What to work on. Leave the pictures out. Retype exactly the lines below from the one containing "Give me the matplotlib source for this chart." through the one containing "from matplotlib.lines import Line2D", and no others.
**** Record set
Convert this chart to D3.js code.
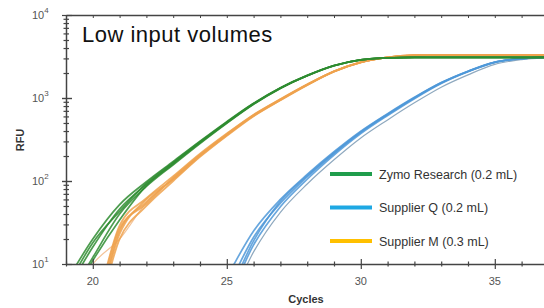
<!DOCTYPE html>
<html>
<head>
<meta charset="utf-8">
<script src="https://d3js.org/d3.v7.min.js"></script>
<style>
body { margin: 0; background: #fff; }
svg { display: block; font-family: "Liberation Sans", Arial, sans-serif; }
.axis path, .axis line { stroke: #444; }
.ticklab { fill: #555; font-size: 11px; }
.axtitle { fill: #333; font-size: 11px; font-weight: bold; }
.leg { fill: #333; font-size: 12.5px; }
</style>
</head>
<body>
<svg width="544" height="308"></svg>
<script>
// cycles sampled for every replicate curve
var cycles = [19,20,21,22,23,24,25,26,27,28,29,30,31,32,33,34,35,36,37,38,39,40];

// Zymo Research (0.2 mL) replicates, RFU
var zymo = [
  [4.5, 16, 46, 91, 164, 292, 507, 851, 1318, 1862, 2455, 2884, 3034, 3090, 3090, 3090, 3090, 3090, 3090, 3090, 3090, 3090],
  [6, 20, 52, 98, 172, 302, 520, 865, 1330, 1875, 2465, 2890, 3040, 3095, 3095, 3095, 3095, 3095, 3095, 3095, 3095, 3095],
  [3.5, 12, 40, 86, 157, 283, 496, 840, 1305, 1850, 2445, 2878, 3030, 3085, 3085, 3085, 3085, 3085, 3085, 3085, 3085, 3085],
  [5, 18, 43, 94, 168, 297, 512, 858, 1324, 1868, 2460, 2887, 3037, 3092, 3092, 3092, 3092, 3092, 3092, 3092, 3092, 3092],
  [3, 11, 34, 88, 160, 288, 502, 846, 1312, 1856, 2450, 2881, 3032, 3088, 3088, 3088, 3088, 3088, 3088, 3088, 3088, 3088]
];

// Supplier M (0.3 mL) replicates, RFU
var supplierM = [
  [1, 2, 25, 56, 107, 204, 362, 617, 955, 1445, 2089, 2692, 3090, 3273, 3311, 3311, 3311, 3311, 3311, 3311, 3311, 3311],
  [1, 2.5, 29, 62, 114, 213, 373, 630, 970, 1460, 2100, 2700, 3095, 3278, 3316, 3316, 3316, 3316, 3316, 3316, 3316, 3316],
  [1, 1.8, 20, 50, 100, 195, 350, 604, 940, 1430, 2078, 2684, 3085, 3268, 3306, 3306, 3306, 3306, 3306, 3306, 3306, 3306],
  [1, 2, 23, 60, 104, 200, 356, 610, 948, 1438, 2084, 2688, 3088, 3270, 3308, 3308, 3308, 3308, 3308, 3308, 3308, 3308],
  [1, 2.2, 27, 53, 110, 208, 367, 624, 962, 1452, 2094, 2696, 3092, 3276, 3314, 3314, 3314, 3314, 3314, 3314, 3314, 3314]
];
var supplierMFaint = [3, 10, 20, 55, 106, 203, 360, 615, 952, 1442, 2087, 2690, 3089, 3272, 3310, 3310, 3310, 3310, 3310, 3310, 3310, 3310];

// Supplier Q (0.2 mL) replicates, RFU
var supplierQ = [
  [1, 1, 1, 1, 1, 1.4, 5, 21, 54, 112, 214, 385, 631, 1000, 1514, 2089, 2692, 2985, 3105, 3162, 3162, 3162],
  [1, 1, 1, 1, 1, 2, 7, 25, 60, 120, 225, 398, 648, 1020, 1535, 2105, 2702, 2992, 3110, 3166, 3166, 3166],
  [1, 1, 1, 1, 1, 1.2, 3.5, 17, 49, 105, 205, 372, 615, 982, 1495, 2072, 2682, 2978, 3100, 3158, 3158, 3158],
  [1, 1, 1, 1, 1, 1.3, 4, 19, 57, 116, 219, 390, 638, 1010, 1524, 2096, 2697, 2988, 3107, 3163, 3163, 3163]
];
var supplierQFaint = [1, 1, 1, 1, 1, 1, 3, 14, 42, 92, 180, 330, 545, 875, 1350, 1900, 2540, 2900, 3070, 3150, 3150, 3150];

var legendNames = ["Zymo Research (0.2 mL)", "Supplier Q (0.2 mL)", "Supplier M (0.3 mL)"];
var legendColors = ["#1f9d4c", "#1ea8e3", "#ffc000"];
var xMajor = [20, 25, 30, 35];
var yMajor = [10, 100, 1000, 10000];

var svg = d3.select("svg");
var mLeft = 66, mTop = 15, mBottom = 264;

var x = d3.scaleLinear().domain([19, 40]).range([mLeft, mLeft + 21 * 26.8]);
var y = d3.scaleLog().domain([10, 10000]).range([mBottom, mTop]);

svg.append("clipPath").attr("id", "plot")
  .append("rect").attr("x", mLeft).attr("y", mTop).attr("width", 600).attr("height", mBottom - mTop);

var line = d3.line()
  .x(function(d, i){ return x(cycles[i]); })
  .y(function(d){ return y(d); })
  .curve(d3.curveMonotoneX);

var curves = svg.append("g").attr("clip-path", "url(#plot)").attr("fill", "none");

function drawSet(set, color, width, op) {
  curves.append("g").selectAll("path")
    .data(set)
    .enter().append("path")
    .attr("d", line)
    .attr("stroke", color)
    .attr("stroke-width", width)
    .attr("stroke-opacity", op);
}

drawSet([supplierQFaint], "#8fa9bf", 1.2, 1);
drawSet(supplierQ, "#4d98d8", 1.7, 0.85);
drawSet([supplierMFaint], "#f3c49a", 1.2, 1);
drawSet(supplierM, "#efa24e", 1.8, 0.85);
drawSet(zymo, "#2e8c30", 1.7, 0.85);

// frame (top line with ticks)
var minorX = d3.range(19, 41);
var topAx = svg.append("g").attr("class", "axis")
  .attr("transform", "translate(0," + mTop + ")")
  .call(d3.axisTop(x).tickValues(minorX).tickSize(0).tickFormat(""));
topAx.selectAll(".tick line").attr("y1", 0).attr("y2", 3);
topAx.select(".domain").attr("stroke-width", 1.5);

// x axis
var xAx = svg.append("g").attr("class", "axis")
  .attr("transform", "translate(0," + mBottom + ")")
  .call(d3.axisBottom(x).tickValues(minorX).tickSize(0).tickFormat(""));
xAx.selectAll(".tick line")
  .attr("y1", function(d){ return xMajor.indexOf(d) >= 0 ? -5 : -2.5; })
  .attr("y2", function(d){ return xMajor.indexOf(d) >= 0 ? 5 : 2.5; })
  .attr("stroke-width", 1.2);
xAx.select(".domain").attr("stroke-width", 1.5);

svg.append("g").selectAll("text")
  .data(xMajor)
  .enter().append("text")
  .attr("class", "ticklab")
  .attr("x", function(d){ return x(d); })
  .attr("y", 285)
  .attr("text-anchor", "middle")
  .text(function(d){ return d; });

// y axis with log minor ticks
var minorY = [];
[10, 100, 1000].forEach(function(b){
  for (var k = 1; k <= 10; k++) minorY.push(b * k);
});
var yAx = svg.append("g").attr("class", "axis")
  .attr("transform", "translate(" + mLeft + ",0)")
  .call(d3.axisLeft(y).tickValues(minorY).tickSize(0).tickFormat(""));
yAx.selectAll(".tick line")
  .attr("x1", function(d){ return yMajor.indexOf(d) >= 0 ? -4 : -2.5; })
  .attr("x2", function(d){ return yMajor.indexOf(d) >= 0 ? 6 : 3; })
  .attr("stroke-width", 1.2);
yAx.select(".domain").attr("stroke-width", 1.5);

var yl = svg.append("g").selectAll("text")
  .data(yMajor)
  .enter().append("text")
  .attr("class", "ticklab")
  .attr("x", 32)
  .attr("y", function(d){ return y(d) + 4; })
  .text("10");
yl.append("tspan")
  .attr("dy", -6)
  .attr("font-size", "8px")
  .text(function(d){ return Math.round(Math.log10(d)); });

// axis titles
svg.append("text").attr("class", "axtitle")
  .attr("x", 306).attr("y", 303).attr("text-anchor", "middle").text("Cycles");
svg.append("text").attr("class", "axtitle")
  .attr("transform", "translate(24,140) rotate(-90)")
  .attr("text-anchor", "middle").text("RFU");

// panel title
svg.append("text")
  .attr("x", 82).attr("y", 42)
  .attr("font-size", "22px").attr("letter-spacing", "0.5px").attr("fill", "#111")
  .text("Low input volumes");

// legend
var leg = svg.append("g").selectAll("g")
  .data(legendNames)
  .enter().append("g")
  .attr("transform", function(d, i){ return "translate(330," + (174 + i * 33.5) + ")"; });
leg.append("line")
  .attr("x1", 0).attr("x2", 42)
  .attr("stroke", function(d, i){ return legendColors[i]; })
  .attr("stroke-width", 4);
leg.append("text")
  .attr("class", "leg")
  .attr("x", 49).attr("y", 4.5)
  .text(function(d){ return d; });
</script>
</body>
</html>
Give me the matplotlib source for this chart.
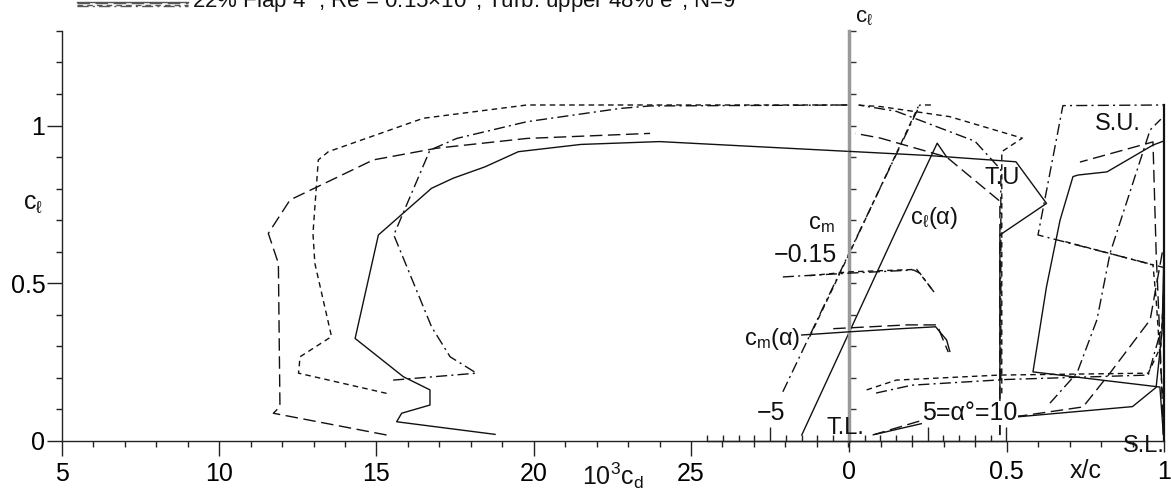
import numpy as np
import matplotlib.pyplot as plt
from matplotlib.lines import Line2D

plt.rcParams['font.family'] = ['Liberation Sans', 'DejaVu Sans']
plt.rcParams['mathtext.fontset'] = 'custom'
plt.rcParams['mathtext.rm'] = 'Liberation Sans'
plt.rcParams['mathtext.it'] = 'Liberation Sans'
plt.rcParams['mathtext.bf'] = 'Liberation Sans'

# ---- drag polar, 10^3 cd vs cl (four runs) ----
cd_solid = [18.77, 15.64, 15.80, 16.70, 16.70, 15.85, 14.32, 15.06, 16.75, 17.44, 18.45, 19.51, 21.5, 24.0, 30.0]
cl_solid = [0.021, 0.061, 0.088, 0.114, 0.162, 0.204, 0.325, 0.653, 0.801, 0.833, 0.869, 0.917, 0.940, 0.949, 0.918]
cd_long = [15.32, 11.72, 11.93, 11.88, 11.56, 12.25, 14.90, 16.91, 19.78, 23.70]
cl_long = [0.019, 0.088, 0.109, 0.563, 0.658, 0.764, 0.891, 0.928, 0.959, 0.975]
cd_short = [15.32, 12.52, 12.57, 13.57, 13.04, 12.98, 13.15, 13.47, 16.49, 19.78, 30.0]
cl_short = [0.151, 0.215, 0.267, 0.331, 0.563, 0.658, 0.891, 0.917, 1.023, 1.065, 1.065]
cd_dd = [15.53, 18.18, 17.34, 16.75, 15.55, 16.70, 17.55, 19.78, 22.74, 23.7, 30.0]
cl_dd = [0.193, 0.215, 0.267, 0.362, 0.653, 0.922, 0.959, 1.012, 1.054, 1.062, 1.065]

# ---- lift curves cl(alpha) ----
alpha_cl_solid = [-3.0, 0.0, 3.0, 5.6, 6.2]
cl_alpha_solid = [0.019, 0.343, 0.667, 0.944, 0.900]
alpha_cl_dd = [-4.2, 0.0, 4.5, 5.2]
cl_alpha_dd = [0.156, 0.595, 1.065, 1.065]
alpha_cl_short = [-2.5, 0.0, 4.4]
cl_alpha_short = [0.330, 0.592, 1.060]

# ---- moment curves cm(alpha) ----
alpha_cm_solid = [-3.0, 0.0, 3.0, 5.5, 6.2, 6.4]
cm_solid = [-0.084, -0.0865, -0.0888, -0.0905, -0.080, -0.071]
alpha_cm_long = [-1.0, 3.7, 5.6, 5.8, 6.3]
cm_long = [-0.089, -0.092, -0.092, -0.0855, -0.0705]
alpha_cm_dd = [-4.2, 0.0, 4.1, 4.5, 5.4]
cm_dd = [-0.130, -0.133, -0.1355, -0.133, -0.118]
alpha_cm_short = [-2.5, 0.0, 4.3, 5.4]
cm_short = [-0.131, -0.134, -0.136, -0.118]

# ---- transition (T.U., T.L.) and separation (S.U., S.L.) x/c vs cl ----
tu_solid_xc = [0.479, 0.479, 0.627, 0.53, 0.25, 0.0]
tu_solid_cl = [0.021, 0.653, 0.753, 0.885, 0.905, 0.918]
tu_long_xc = [0.479, 0.479, 0.31, 0.10, 0.02]
tu_long_cl = [0.019, 0.76, 0.90, 0.96, 0.975]
tu_short_xc = [0.485, 0.485, 0.55, 0.32, 0.10, 0.02]
tu_short_cl = [0.151, 0.917, 0.96, 1.028, 1.06, 1.065]
tu_dd_xc = [0.482, 0.482, 0.40, 0.15, 0.03]
tu_dd_cl = [0.193, 0.86, 0.95, 1.045, 1.065]

tl_solid_xc = [0.083, 0.23, 0.54, 0.90, 0.975, 0.994, 1.0]
tl_solid_cl = [0.021, 0.055, 0.077, 0.109, 0.17, 0.35, 0.6]
tl_long_xc = [0.075, 0.22, 0.55, 0.743, 0.829, 0.956, 0.995]
tl_long_cl = [0.019, 0.062, 0.08, 0.108, 0.216, 0.384, 0.6]
tl_short_xc = [0.056, 0.15, 0.479, 0.95, 0.99, 1.0]
tl_short_cl = [0.162, 0.193, 0.209, 0.215, 0.3, 0.5]
tl_dd_xc = [0.086, 0.2, 0.5, 0.95, 0.99]
tl_dd_cl = [0.152, 0.177, 0.195, 0.209, 0.35]

su_solid_xc = [0.998, 0.987, 0.584, 0.627, 0.67, 0.711, 0.727, 0.819, 0.965, 0.997]
su_solid_cl = [0.021, 0.171, 0.219, 0.489, 0.70, 0.838, 0.843, 0.853, 0.938, 0.95]
su_long_xc = [0.998, 0.99, 0.975, 0.965, 0.733]
su_long_cl = [0.019, 0.25, 0.6, 0.948, 0.884]
su_short_xc = [0.995, 0.975, 0.965, 0.686]
su_short_cl = [0.151, 0.45, 0.558, 0.632]
su_dd_xc = [0.999, 0.999, 0.60, 0.679, 0.997]
su_dd_cl = [0.193, 0.55, 0.653, 1.063, 1.065]
sl_dd_xc = [0.638, 0.724, 0.787, 0.829, 0.956, 0.99]
sl_dd_cl = [0.12, 0.216, 0.384, 0.596, 0.986, 1.02]
sl_xc = [1.0, 1.0]
sl_cl = [0.0, 1.065]

cd_ticks = [5, 10, 15, 20, 25]
cl_ticks = [0, 0.5, 1]
xc_ticks = [0, 0.5, 1]

W, H = 1171, 493
LS = {'solid': '-', 'long': (0, (9, 4)), 'short': (0, (4, 3)), 'dd': (0, (8, 3, 1.5, 3))}
INK = '#111111'

fig = plt.figure(figsize=(W / 100, H / 100), dpi=100)


def frame(v0, px0, sx, ylim):
  # overlay axes spanning the figure; px0 = pixel where v0 sits, sx = px per unit
  ax = fig.add_axes([0, 0, 1, 1], facecolor='none')
  ax.set_xlim(v0 - px0 / sx, v0 + (W - px0) / sx)
  ax.set_ylim(*ylim)
  for s in ax.spines.values():
    s.set_visible(False)
  ax.set_xticks([])
  ax.set_yticks([])
  return ax


cl_lim = (-(H - 441) / 315.5, 441 / 315.5)
cm_lim = tuple(-0.15 - (c - 0.6) * 0.25 for c in cl_lim)

ax = frame(5, 62, 31.45, cl_lim)      # cd polar
axa = frame(0, 849, 15.75, cl_lim)    # alpha vs cl
axm = frame(0, 849, 15.75, cm_lim)    # alpha vs cm
axx = frame(0, 849, 315.0, cl_lim)    # x/c vs cl


def curve(a, x, y, style, lw=1.0):
  a.plot(x, y, color=INK, lw=lw, ls=LS[style], dash_capstyle='butt')


# axes lines and ticks
ax.spines['left'].set_visible(True)
ax.spines['left'].set_position(('data', 5))
ax.spines['left'].set_bounds(0, 1.3)
ax.spines['bottom'].set_visible(True)
ax.spines['bottom'].set_position(('data', 0))
ax.spines['bottom'].set_bounds(5, 30)
ax.set_yticks(cl_ticks, ['0', '0.5', '1'])
ax.set_yticks(np.round(np.arange(14) * 0.1, 1), minor=True)
ax.set_xticks(cd_ticks, [str(t) for t in cd_ticks])
ax.set_xticks(np.arange(5, 31), minor=True)
ax.tick_params(which='major', direction='out', length=11, width=1, color='#222222', labelsize=18, pad=4)
ax.tick_params(axis='y', which='major', pad=1)
ax.tick_params(which='minor', direction='out', length=4.5, width=1, color='#222222')

axx.spines['bottom'].set_visible(True)
axx.spines['bottom'].set_position(('data', 0))
axx.spines['bottom'].set_bounds(0, 1)
axx.set_xticks(xc_ticks, ['0', '0.5', '1'])
axx.set_xticks(np.round(np.arange(11) * 0.1, 1), minor=True)
axx.tick_params(axis='x', which='major', direction='out', length=8, width=1, color='#222222', labelsize=18, pad=6)
axx.tick_params(axis='x', which='minor', direction='out', length=4.5, width=1, color='#222222')

axa.spines['bottom'].set_visible(True)
axa.spines['bottom'].set_position(('data', 0))
axa.spines['bottom'].set_bounds(-9, 10)
axa.set_xticks([-5, 5, 10])
axa.set_xticks(np.arange(-9, 11), minor=True)
axa.tick_params(axis='x', which='major', direction='in', length=10, width=1, color='#222222', labelbottom=False)
axa.tick_params(axis='x', which='minor', direction='in', length=4.5, width=1, color='#222222')
axa.spines['left'].set_visible(True)
axa.spines['left'].set_position(('data', 0))
axa.spines['left'].set_bounds(0, 1.3)
axa.spines['left'].set_color('#999999')
axa.spines['left'].set_linewidth(2.5)
axa.set_yticks(np.round(np.arange(1, 14) * 0.1, 1))
axa.tick_params(axis='y', direction='in', length=5, width=1, color='#333333', labelleft=False)
for a in (ax, axa, axx):
  for s in ('left', 'bottom'):
    if a is axa and s == 'left':
      continue
    a.spines[s].set_color('#222222')
    a.spines[s].set_linewidth(1.0)

# polars
curve(ax, cd_solid, cl_solid, 'solid')
curve(ax, cd_long, cl_long, 'long')
curve(ax, cd_short, cl_short, 'short')
curve(ax, cd_dd, cl_dd, 'dd')

# cl(alpha), cm(alpha)
curve(axa, alpha_cl_solid, cl_alpha_solid, 'solid')
curve(axa, alpha_cl_dd, cl_alpha_dd, 'dd')
curve(axa, alpha_cl_short, cl_alpha_short, 'short')
curve(axm, alpha_cm_solid, cm_solid, 'solid')
curve(axm, alpha_cm_long, cm_long, 'long')
curve(axm, alpha_cm_dd, cm_dd, 'dd')
curve(axm, alpha_cm_short, cm_short, 'short')

# transition / separation
curve(axx, tu_solid_xc, tu_solid_cl, 'solid')
curve(axx, tu_long_xc, tu_long_cl, 'long')
curve(axx, tu_short_xc, tu_short_cl, 'short')
curve(axx, tu_dd_xc, tu_dd_cl, 'dd')
curve(axx, tl_solid_xc, tl_solid_cl, 'solid')
curve(axx, tl_long_xc, tl_long_cl, 'long')
curve(axx, tl_short_xc, tl_short_cl, 'short')
curve(axx, tl_dd_xc, tl_dd_cl, 'dd')
curve(axx, su_solid_xc, su_solid_cl, 'solid')
curve(axx, su_long_xc, su_long_cl, 'long')
curve(axx, su_short_xc, su_short_cl, 'short')
curve(axx, su_dd_xc, su_dd_cl, 'dd')
curve(axx, sl_dd_xc, sl_dd_cl, 'dd')
curve(axx, sl_xc, sl_cl, 'solid', lw=1.6)


def label(x, y, s, size=17, **kw):
  kw.setdefault('ha', 'center')
  kw.setdefault('va', 'center')
  fig.text(x / W, 1 - y / H, s, fontsize=size, color=INK, **kw)


label(192, 8, r"22% Flap 4$^\circ$, Re = 0.15×10$^6$, Turb. upper 48% e$^9$, N=9", size=16, ha='left', va='baseline')
for k, (st, yy) in enumerate([('solid', 1.5), ('long', 3.0), ('short', 4.5), ('dd', 6.0)]):
  fig.add_artist(Line2D([77 / W, 188 / W], [1 - yy / H] * 2, color='#555555', lw=1.0, ls=LS[st]))

label(33, 203, r"c$_\ell$", size=18)
label(613, 476, r"10$^3$c$_d$", size=18)
label(864, 17, r"c$_\ell$", size=16)
label(1086, 471, "x/c", size=18)
label(1144, 446, "S.L.", size=17)
label(1118, 124, "S.U.", size=17)
label(1002, 178, "T.U", size=17)
label(845, 428, "T.L.", size=17)
label(934, 218, r"c$_\ell$(α)", size=17)
label(821, 224, r"c$_m$", size=17)
label(805, 255, "−0.15", size=18)
label(800, 339, r"c$_m$(α)", size=17, ha='right')
label(771, 413, "−5", size=18)
label(970, 413, "5=α°=10", size=18, bbox=dict(fc='white', ec='none', pad=0))

fig.savefig('out.png', dpi=100)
********
Solved exercise.
Give me the matplotlib source for this chart.
import numpy as np
import matplotlib.pyplot as plt
from matplotlib.lines import Line2D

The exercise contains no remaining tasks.